My twin girls were standing on my front porch.

It was what I noticed next that surprised me. They both looked like their worlds were crashing down. Then, the thought hit me that I didn’t even know what their worlds were like! I had not seen them in over three years and I had not received a phone call. Just the occasional post card from one of their many home spots. They had stayed together, though, just like a family should.
I realized I had to say something, but the words could not come to my mouth. I stuttered, but I would not speak the words I wanted to, the questions that I so wanted to ask. Why had they left me without a proper farewell? Where had they been? Were they married; engaged? Who were they now?
Instead of trying to say everything I knew I could not, I gestured toward the living room to tell them to come in. My eyes must have looked very surprised because they were staring right in them. As my children walked into their home once again, something clicked in my head. Call it a light bulb or mother senses, I don’t know, but I knew something was terribly wrong.
They didn’t go to the couches like I had expected. Lillian and Georgia looked at each other for one split second, and then threw their arms around me like a pet dog. I was too shocked to speak or to move. What were they doing here?
“I…oh, girls!” I noticed they had begun crying again. What was so awful that they had to be here and they couldn’t call? The suspense was awful! But I was so happy just to have them with me again that I didn’t argue. Then, Georgia opened her mouth to speak.
“M-m-mom?” Her voice sounded so different than the melodic voice I had once known. I was tired, and weak.
“Oh, girls, what’s wrong?” I couldn’t keep the edge of hysteria out of my voice long enough to calm them down. They started up crying again. This time, Lillian spoke.
“Mom…we…Georgia…” Lillian looked unsure how to deliver the news. If she was me she would have known to just spit it out. She took a long, deep breath and then, “Georgia, why don’t you go say hi to dad while I talk to mom?”
Georgia couldn’t have looked happier to get out of there. I was even more confused than I had been before!
“Lillian Bush, what is going on?” I was sick of the games.

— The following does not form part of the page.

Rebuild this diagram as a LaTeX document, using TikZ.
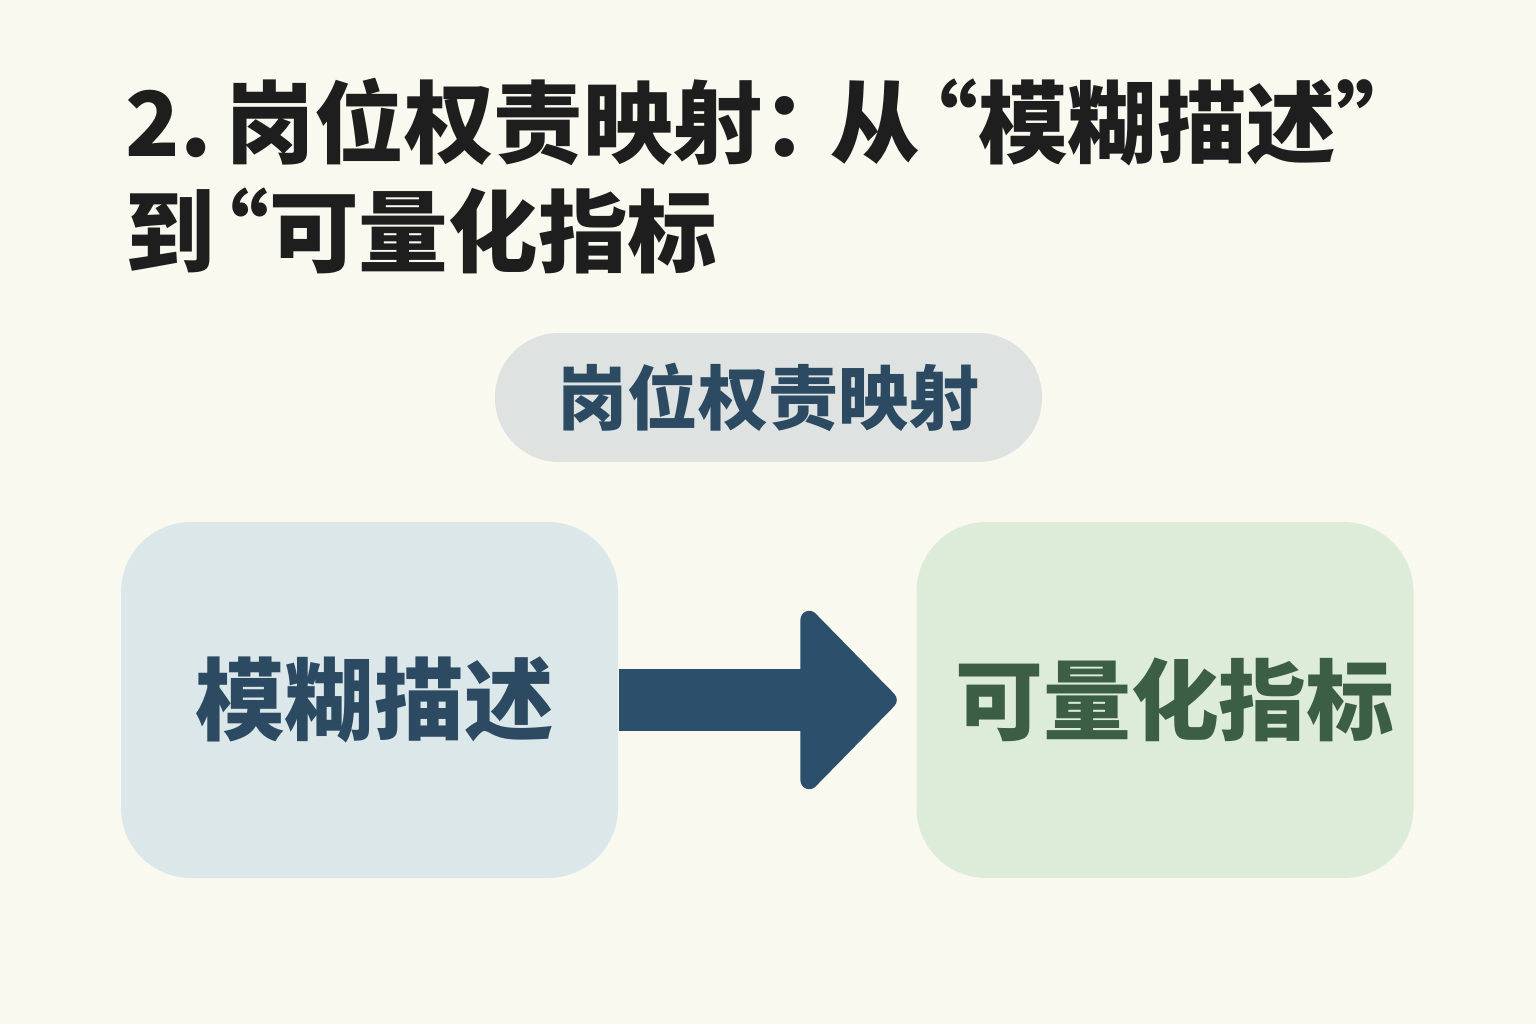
\documentclass[tikz,border=0pt]{standalone}
\usepackage{fontspec}
\newfontfamily\cjk{Noto Sans CJK SC}
\usetikzlibrary{arrows.meta}

\definecolor{bgcol}{HTML}{FAF9F0}
\definecolor{titlecol}{HTML}{1E1E1E}
\definecolor{pillcol}{HTML}{DEE2E1}
\definecolor{vaguecol}{HTML}{DCE7EA}
\definecolor{quantcol}{HTML}{DDEBD9}
\definecolor{bluetext}{HTML}{2C4A62}
\definecolor{greentext}{HTML}{3B5E45}
\definecolor{arrowcol}{HTML}{2C4F6C}

\begin{document}
\begin{tikzpicture}[
	titletext/.style={anchor=base west, inner sep=0pt, text=titlecol, font=\cjk\bfseries\fontsize{25.5}{30}\selectfont},
	pill/.style={rectangle, rounded corners=0.64cm, fill=pillcol, minimum width=5.47cm, minimum height=1.29cm, inner sep=0pt, text=bluetext, font=\cjk\bfseries\fontsize{20}{24}\selectfont},
	box/.style={rectangle, rounded corners=0.7cm, minimum width=4.97cm, minimum height=3.56cm, inner sep=0pt, font=\cjk\bfseries\fontsize{25.5}{30}\selectfont}
]
	\fill[bgcol] (0,0) rectangle (15.36,10.24);
	\useasboundingbox (0,0) rectangle (15.36,10.24);
	
	% title
	\node[titletext] (title1) at (1.25,8.67) {2.\kern0.15em 岗位权责映射：\kern-0.25em 从\kern-0.35em“模糊描述”};
	\node[titletext] (title2) at (1.25,7.58) {到\kern-0.4em“可量化指标};
	
	\node[pill] (mapping) at (7.685,6.265) {岗位权责映射};
	
	\node[box, fill=vaguecol, text=bluetext] (vague) at (3.695,3.24) {\hspace{0.1cm}模糊描述};
	\node[box, fill=quantcol, text=greentext, font=\cjk\bfseries\fontsize{25}{30}\selectfont] (quant) at (11.65,3.24) {\hspace{0.2cm}可量化指标};
	
	\draw[arrowcol, line width=0.62cm, shorten >=0.19cm, -{Triangle[length=1.0cm, width=2.0cm, line width=5pt, round]}] (vague.east) -- (quant.west);
\end{tikzpicture}
\end{document}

As happy as I was that they had come here, I needed to know…I had to know…
“Mom…Georgia has cancer.” Lillian began to cry again, and I didn’t know if I had misheard her, or if she had meant to sound so abrupt.
The bricks hit. Hard.
Cancer. Cancer. Cancer.
The word echoed through my head like church bells on Christmas. My head pounded, my hands began to sweat, and I felt faint…
And then, everything went black.
I woke up in my bedroom, tucked inside the covers. Jeff was snoring next to me and the girls were softly breathing in their bedrooms. I walked out of bed and opened the room next door, my girls’ room.
Two nine year old girls sat curled up in their beds.
I looked in the mirror across the hallway and saw my thirty two year old self, young as I had felt in a long time. Running back into my bedroom and flicking on the light, I saw Jeff’s hair was still intact.
It had only been a dream. Just a dream of my worst fears and worries. I have been a mother for only a few years now, and I’m still learning. But with all of the troubles that I had now, I realized things could have been worse. My spiraling depression disappeared with the dream, and my heart began to beat again.
I believe that dream was sent from God to show me that my life could be so much worse off. Things like Cancer, drugs, and your children leaving you…these are things that I had never experienced and I hoped not to.
My name is Jessica Marie Ann Bush, and I hope you understand, like I do now, that things are always worse off somewhere else.

The author's comments:
Jessica Marie Ann Bush is a mother who just doesn't see how good she has it off. Until a certain dream of her's shows her just how bad things could be. My ideas for this story come from my friends and family, who help me to realize that life is always worse of for someone else.